**INFORMATION SUPPLIED**

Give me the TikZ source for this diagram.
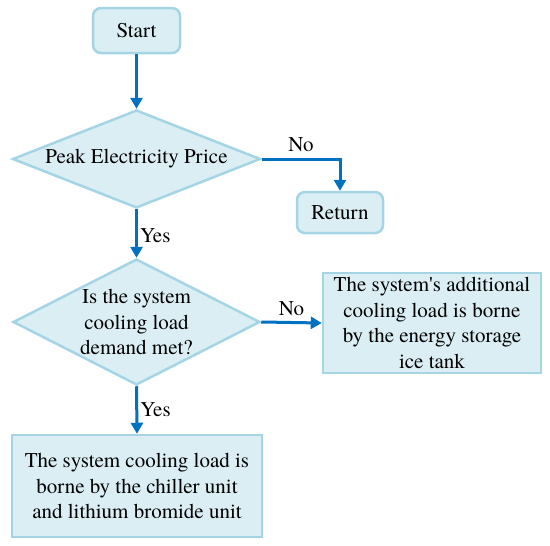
\documentclass[tikz,border=0pt]{standalone}
\usepackage{fontspec}
\newfontfamily\flowfont{texgyretermes-regular.otf}
\usepackage{xcolor}
\usepackage{tikz}
\usetikzlibrary{arrows.meta}
\usetikzlibrary{shapes.geometric}

\definecolor{boxfill}{HTML}{DAEEF3}
\definecolor{boxline}{HTML}{A5D5E5}
\definecolor{flowblue}{HTML}{0070C0}

\begin{document}
\begin{tikzpicture}[x=1pt,y=-1pt]
	\useasboundingbox (0,0) rectangle (550,546);
	\tikzstyle{every node}=[font=\flowfont\fontsize{21}{25.5}\selectfont];
	\tikzstyle{term}=[draw=boxline,line width=2.5pt,fill=boxfill,rounded corners=8pt,inner sep=0pt];
	\tikzstyle{decide}=[draw=boxline,line width=2.5pt,fill=boxfill,shape=diamond,inner sep=0pt,align=center];
	\tikzstyle{proc}=[draw=boxline,line width=2.5pt,fill=boxfill,inner sep=0pt,align=center];
	\tikzstyle{flow}=[draw=flowblue,line width=3pt,-{Triangle[length=11pt,width=12pt]}];
	\tikzstyle{lbl}=[inner sep=2pt];
	\node[term,minimum width=87pt,minimum height=45pt] (start) at (136.5,30.5) {Start};
	\node[decide,minimum width=248pt,minimum height=98pt,aspect=2.53] (peak) at (136.5,159) {Peak Electricity Price};
	\node[term,minimum width=86pt,minimum height=41pt] (ret) at (340,212.5) {Return};
	\node[decide,minimum width=247pt,minimum height=126pt,aspect=1.96] (met) at (136.5,322) {Is the system\\cooling load\\demand met?};
	\node[proc,minimum width=218pt,minimum height=100pt] (ice) at (432,323) {The system\textquotesingle s additional\\cooling load is borne\\by the energy storage\\ice tank};
	\node[proc,minimum width=250pt,minimum height=102pt] (chiller) at (137,486) {The system cooling load is\\borne by the chiller unit\\and lithium bromide unit};
	\draw[flow] (start) -- (peak);
	\draw[flow] (peak.east) -| node[lbl,pos=0.25,above=4pt] (no1) {No} (ret.north);
	\draw[flow] (peak.south) -- node[lbl,right,yshift=-2pt] (yes1) {Yes} (met.north);
	\draw[flow] (met.east) -- node[lbl,above=3pt] (no2) {No} (ice.west);
	\draw[flow] (met.south) -- node[lbl,right] (yes2) {Yes} (chiller.north);
\end{tikzpicture}
\end{document}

**GOAL OF THE EXERCISE**
Write out each line again precisely as it appears, skipping every picture.

**CORRECT ANSWER**
Give me the TikZ source for this diagram.
\documentclass[tikz,border=0pt]{standalone}
\usepackage{fontspec}
\newfontfamily\flowfont{texgyretermes-regular.otf}
\usepackage{xcolor}
\usepackage{tikz}
\usetikzlibrary{arrows.meta}
\usetikzlibrary{shapes.geometric}

\definecolor{boxfill}{HTML}{DAEEF3}
\definecolor{boxline}{HTML}{A5D5E5}
\definecolor{flowblue}{HTML}{0070C0}

\begin{document}
\begin{tikzpicture}[x=1pt,y=-1pt]
	\useasboundingbox (0,0) rectangle (550,546);
	\tikzstyle{every node}=[font=\flowfont\fontsize{21}{25.5}\selectfont];
	\tikzstyle{term}=[draw=boxline,line width=2.5pt,fill=boxfill,rounded corners=8pt,inner sep=0pt];
	\tikzstyle{decide}=[draw=boxline,line width=2.5pt,fill=boxfill,shape=diamond,inner sep=0pt,align=center];
	\tikzstyle{proc}=[draw=boxline,line width=2.5pt,fill=boxfill,inner sep=0pt,align=center];
	\tikzstyle{flow}=[draw=flowblue,line width=3pt,-{Triangle[length=11pt,width=12pt]}];
	\tikzstyle{lbl}=[inner sep=2pt];
	\node[term,minimum width=87pt,minimum height=45pt] (start) at (136.5,30.5) {Start};
	\node[decide,minimum width=248pt,minimum height=98pt,aspect=2.53] (peak) at (136.5,159) {Peak Electricity Price};
	\node[term,minimum width=86pt,minimum height=41pt] (ret) at (340,212.5) {Return};
	\node[decide,minimum width=247pt,minimum height=126pt,aspect=1.96] (met) at (136.5,322) {Is the system\\cooling load\\demand met?};
	\node[proc,minimum width=218pt,minimum height=100pt] (ice) at (432,323) {The system\textquotesingle s additional\\cooling load is borne\\by the energy storage\\ice tank};
	\node[proc,minimum width=250pt,minimum height=102pt] (chiller) at (137,486) {The system cooling load is\\borne by the chiller unit\\and lithium bromide unit};
	\draw[flow] (start) -- (peak);
	\draw[flow] (peak.east) -| node[lbl,pos=0.25,above=4pt] (no1) {No} (ret.north);
	\draw[flow] (peak.south) -- node[lbl,right,yshift=-2pt] (yes1) {Yes} (met.north);
	\draw[flow] (met.east) -- node[lbl,above=3pt] (no2) {No} (ice.west);
	\draw[flow] (met.south) -- node[lbl,right] (yes2) {Yes} (chiller.north);
\end{tikzpicture}
\end{document}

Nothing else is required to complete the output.